Hey welcome, yeh we are all okay none of us bite :lol: 
We all love our mice and enjoy breeding, there are alot of experienced people on here with lots of advise to give  Where are you from?


----------



## dangermouse

hiya


----------



## Ruthy

Boo!


----------



## SarahC

Hi,nice to see someone else using their vivid imaginations to come up with a name.The person who goes by the name of mousebreeder on this forum breeds and shows (successfully)cream satins.She's working away for a few days,back by the weekend though.


----------



## Loganberry

Hello SarahY! If you're going to go into a specific variety i take it you're going to show as well, which is excellent. Not that i'm prone to jumping to conclusions or anything  Mousebreeder is your girl, as SarahC says!


----------



## SarahY

Thanks everyone! Yes, I am hoping to show (need to get a car first though - I don't think the mice will enjoy going to them on my motorbike LOL). Cait has already been extremely helpful and kind, and it's so nice to see experienced breeders being so supportive of newbies.

Sarah x


----------



## Cait

Hi Sarah, nice to see you here  (and just so everyone knows, Sarah chose cream satins before she knew I bred them lol - she lives about 45 minutes from me).

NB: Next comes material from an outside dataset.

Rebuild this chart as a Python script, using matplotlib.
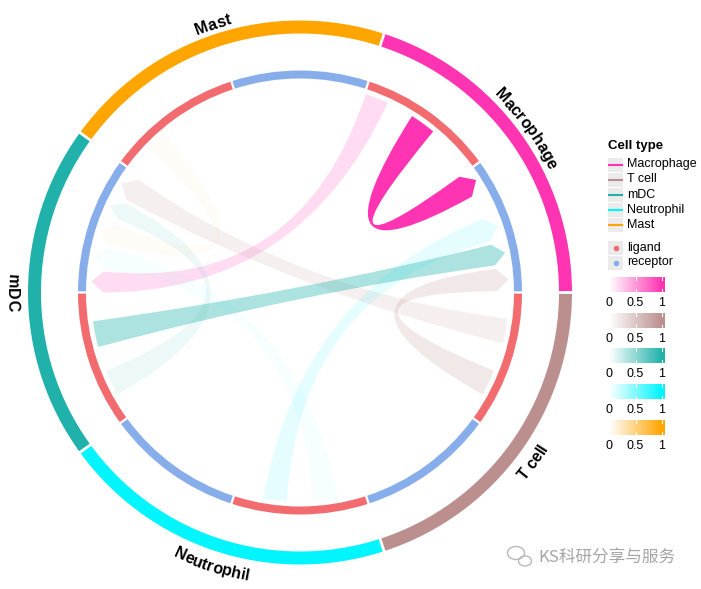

It'll be nice to see another new face at a show!


----------



## DomLangowski

Hi Sarah, Welcome to the forum, i hope you find it usefull and we look foward to hearing all about your mousery etc.


----------



## SarahY

*Waves to Cait*

Thank you, Dom 

Sarah x


----------



## Miss-Freak-Of-Nature

Welcome


----------



## XxFaexX

hey...

Sorry took me so long to welcome you but doms been hogging the pc! lol


----------